Before Christmas, when I was discussing the outstanding new book Orthodox Constructions of the West, I began by noting the importance which Robert Taft puts on confessing one's sins against unity and being honest about them. Taft lamented that not many do that in the Christian East. Well one historian and Orthodox priest has just done that in an outstanding reflection. Fr. Oliver Herbel writes a powerful and eloquent reflection here, and I very much urge you to go read it. (I will have an interview in the coming days with Fr. Oliver about his new book, Turning to Tradition: Converts and the Making of an American Orthodox Church.)

And if you are inclined to wait a bit, and reflect on where we have come in the past century, and where we are headed ("we" being those of us committed to propagating and vigorously advancing the "pan-heresy of ecumenism" in the belief that our Lord wants us all to be united [cf. John 17]), then you may want to hold out until April for the publication of Michael Kinnamon,  Can a Renewal Movement Be Renewed?: Questions for the Future of Ecumenism (Eerdmans, 2014), 176pp.

About this book the publisher tells us:
There is no doubt that ecumenism occupies a prominent place in the history of the church in the twentieth century: countless churches have been renewed through encounter with Christian sisters and brothers in other confessions and cultures. But it is not clear that this ecumenical impulse will continue to figure prominently in the church’s story.

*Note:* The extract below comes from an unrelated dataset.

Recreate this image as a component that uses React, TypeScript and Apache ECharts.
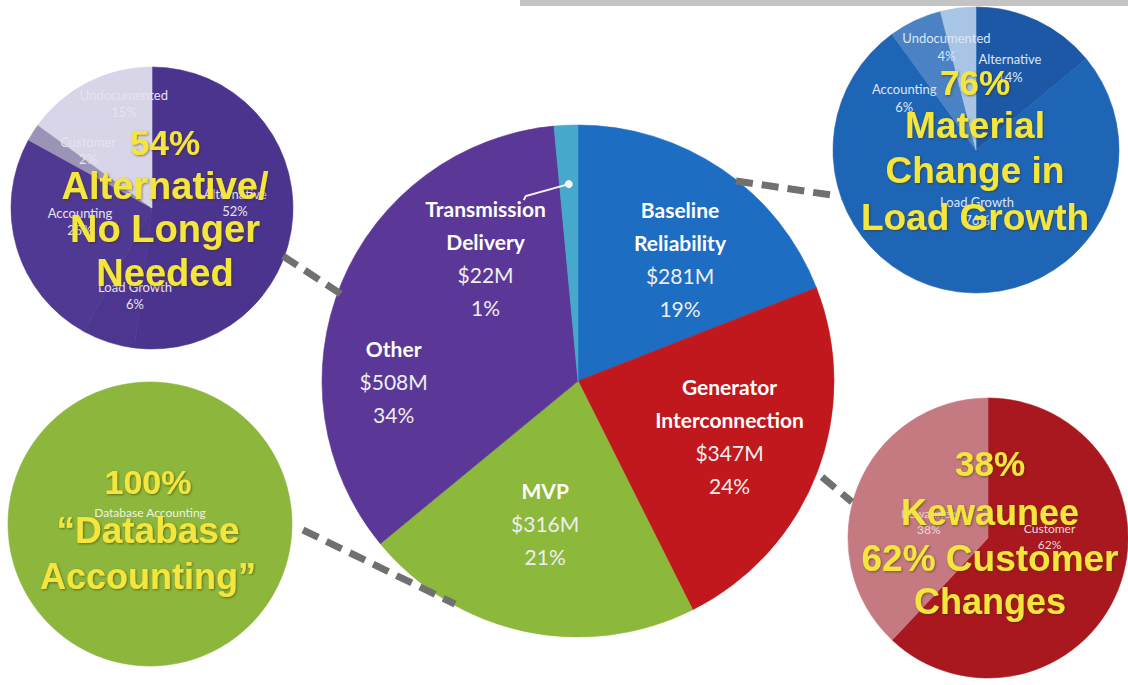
import React, { useEffect, useRef } from "react";
import * as echarts from "echarts";

// ---- Data ----
const mainCategories = ["Baseline Reliability", "Generator Interconnection", "MVP", "Other", "Transmission Delivery"];
const mainValues = [281, 347, 316, 508, 22]; // $M

const otherCategories = ["Alternative", "Load Growth", "Accounting", "Customer", "Undocumented"];
const otherValues = [52, 6, 25, 2, 15]; // %

const baselineCategories = ["Alternative", "Load Growth", "Accounting", "Undocumented"];
const baselineValues = [14, 76, 6, 4]; // %

const generatorCategories = ["Customer", "Kewaunee"];
const generatorValues = [62, 38]; // %

const mvpCategories = ["Database Accounting"];
const mvpValues = [100]; // %

const otherHeadline = ["54%", "Alternative/", "No Longer", "Needed"];
const baselineHeadline = ["76%", "Material", "Change in", "Load Growth"];
const generatorHeadline = ["38%", "Kewaunee", "62% Customer", "Changes"];
const mvpHeadline = ["100%", "\u201CDatabase", "Accounting\u201D"];

// ---- Styles / layout ----
const mainColors = ["#1D6DC3", "#C0181D", "#8CB83B", "#5B3897", "#46A8CB"];
const otherColors = ["#4A348E", "#4C3690", "#4F3993", "#9B94B7", "#D9D5E8"];
const baselineColors = ["#1C58A6", "#1F65B5", "#4A82C4", "#A9C5E6"];
const generatorColors = ["#A8181E", "#C47A80"];
const mvpColors = ["#8CB63C"];

const YELLOW = "#F4E63E";

function polar(c: number[], r: number, deg: number) {
  const a = (deg * Math.PI) / 180;
  return [c[0] + r * Math.sin(a), c[1] - r * Math.cos(a)];
}

function pieSeries(
  cats: string[],
  vals: number[],
  colors: string[],
  center: number[],
  radius: number,
  labelPos: number[][],
  label: any
) {
  return {
    type: "pie",
    center,
    radius,
    startAngle: 90,
    clockwise: true,
    silent: true,
    avoidLabelOverlap: false,
    emphasis: { disabled: true },
    data: cats.map((c, i) => ({
      name: c,
      value: vals[i],
      itemStyle: { color: colors[i], borderColor: colors[i], borderWidth: 0.6 },
    })),
    label: { show: true, position: "inside", align: "center", ...label },
    labelLine: { show: false },
    labelLayout: (p: any) => {
      const [ang, f] = labelPos[p.dataIndex];
      const [x, y] = polar(center, radius * f, ang);
      return { x, y, align: "center", verticalAlign: "middle" };
    },
  };
}

function headlineTexts(lines: string[], x: number, ys: number[], sizes: number[]) {
  return lines.map((t, i) => ({
    type: "text",
    z: 100,
    silent: true,
    style: {
      text: t,
      x,
      y: ys[i],
      fill: YELLOW,
      fontSize: sizes[i],
      fontWeight: "bold",
      fontFamily: '"Liberation Sans", Arial, sans-serif',
      align: "center",
      verticalAlign: "middle",
      textShadowColor: "rgba(60,50,0,0.55)",
      textShadowBlur: 2,
      textShadowOffsetX: 1,
      textShadowOffsetY: 1,
    },
  }));
}

export default function App() {
  const ref = useRef<HTMLDivElement>(null);

  useEffect(() => {
    if (!ref.current) return;
    const chart = echarts.init(ref.current, undefined, { renderer: "svg" });

    const mainTotal = mainValues.reduce((a, b) => a + b, 0);
    const mainCenter = [578, 381];
    const mainR = 256;

    const smallFont = { fontFamily: "Lato, 'Open Sans', sans-serif" };

    const mainSeries = pieSeries(
      mainCategories,
      mainValues,
      mainColors,
      mainCenter,
      mainR,
      [
        [40, 0.62],
        [110, 0.63],
        [193, 0.57],
        [270, 0.72],
        [323, 0.6],
      ],
      {
        formatter: (p: any) => {
          const nameLines = String(p.name)
            .replace(" ", "\n")
            .split("\n")
            .map((s: string) => `{n|${s}}`)
            .join("\n");
          const pct = Math.round((p.value / mainTotal) * 100);
          return `${nameLines}\n{v|$${p.value}M}\n{v|${pct}%}`;
        },
        rich: {
          n: { fontFamily: "Lato, sans-serif", fontWeight: "bold", fontSize: 21, color: "#ffffff", lineHeight: 33, align: "center" },
          v: { fontFamily: "Lato, sans-serif", fontSize: 21, color: "#eeeeee", lineHeight: 33, align: "center" },
        },
      }
    );

    const smallFormatter = (p: any) => `${p.name}\n${p.value}%`;

    const otherSeries = pieSeries(
      otherCategories,
      otherValues,
      otherColors,
      [152, 208],
      141,
      [
        [86.5, 0.59],
        [191, 0.63],
        [259, 0.52],
        [312, 0.61],
        [345, 0.77],
      ],
      { formatter: smallFormatter, ...smallFont, fontSize: 13, lineHeight: 17, color: "#E6E3EF" }
    );

    const baselineSeries = pieSeries(
      baselineCategories,
      baselineValues,
      baselineColors,
      [976, 150],
      143,
      [
        [22.5, 0.62],
        [179, 0.43],
        [306, 0.62],
        [344, 0.75],
      ],
      { formatter: smallFormatter, ...smallFont, fontSize: 13, lineHeight: 18, color: "#DCE6F4" }
    );

    const generatorSeries = pieSeries(
      generatorCategories,
      generatorValues,
      generatorColors,
      [988, 538],
      140,
      [
        [89, 0.44],
        [286, 0.44],
      ],
      { formatter: smallFormatter, ...smallFont, fontSize: 12, lineHeight: 16, color: "#E8DADC" }
    );

    const mvpSeries = pieSeries(
      mvpCategories,
      mvpValues,
      mvpColors,
      [150, 524],
      142,
      [[0, 0.08]],
      { formatter: (p: any) => `${p.name}`, ...smallFont, fontSize: 12, color: "#EEF3E2" }
    );

    // Transmission Delivery leader line, anchored on its slice
    const before = mainValues.slice(0, 4).reduce((a, b) => a + b, 0);
    const midDeg = ((before + mainValues[4] / 2) / mainTotal) * 360;
    const dot = polar(mainCenter, mainR * 0.77, midDeg);
    const leaderEnd = [dot[0] - 43, dot[1] + 12];

    const connectors = [
      [[283, 256], [347, 298]],
      [[736, 181], [838, 196]],
      [[822, 477], [852, 502]],
      [[303, 530], [455, 604]],
    ];

    const graphics: any[] = [
      {
        type: "rect",
        z: 1,
        silent: true,
        shape: { x: 520, y: 0, width: 608, height: 6 },
        style: { fill: "#C4C4C4" },
      },
      ...connectors.map((c) => ({
        type: "line",
        z: 90,
        silent: true,
        shape: { x1: c[0][0], y1: c[0][1], x2: c[1][0], y2: c[1][1] },
        style: { stroke: "#707070", lineWidth: 7, lineDash: [17, 9] },
      })),
      {
        type: "polyline",
        z: 95,
        silent: true,
        shape: { points: [dot, leaderEnd, [leaderEnd[0] - 2, leaderEnd[1] + 4]] },
        style: { stroke: "#F4F4F4", lineWidth: 2, fill: null },
      },
      {
        type: "circle",
        z: 96,
        silent: true,
        shape: { cx: dot[0], cy: dot[1], r: 4 },
        style: { fill: "#F4F4F4" },
      },
      ...headlineTexts(otherHeadline, 165, [142, 186, 229, 273], [35, 38, 38, 38]),
      ...headlineTexts(baselineHeadline, 975, [82, 125, 170, 217], [35, 37, 37, 37]),
      ...headlineTexts(generatorHeadline, 990, [463, 512, 558, 601], [35, 36, 37, 36]),
      ...headlineTexts(mvpHeadline, 148, [482, 530, 576], [34, 37, 36]),
    ];

    chart.setOption({
      animation: false,
      backgroundColor: "#ffffff",
      series: [mainSeries, otherSeries, baselineSeries, generatorSeries, mvpSeries],
      graphic: { elements: graphics },
    });

    return () => chart.dispose();
  }, []);

  return (
    <div
      ref={ref}
      style={{ position: "absolute", left: 0, top: 0, width: 1128, height: 685 }}
    />
  );
}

In this book Michael Kinnamon argues that the ecumenical movement, which has given such energy and direction to the church, needs to be reconceived in a way that provides renewing power for the church in this era -- and he shows how this might happen. He names the problems with ecumenism, identifies strengths and accomplishments upon which the church now can build, and suggests practical, concrete steps we can take in the direction of revitalization.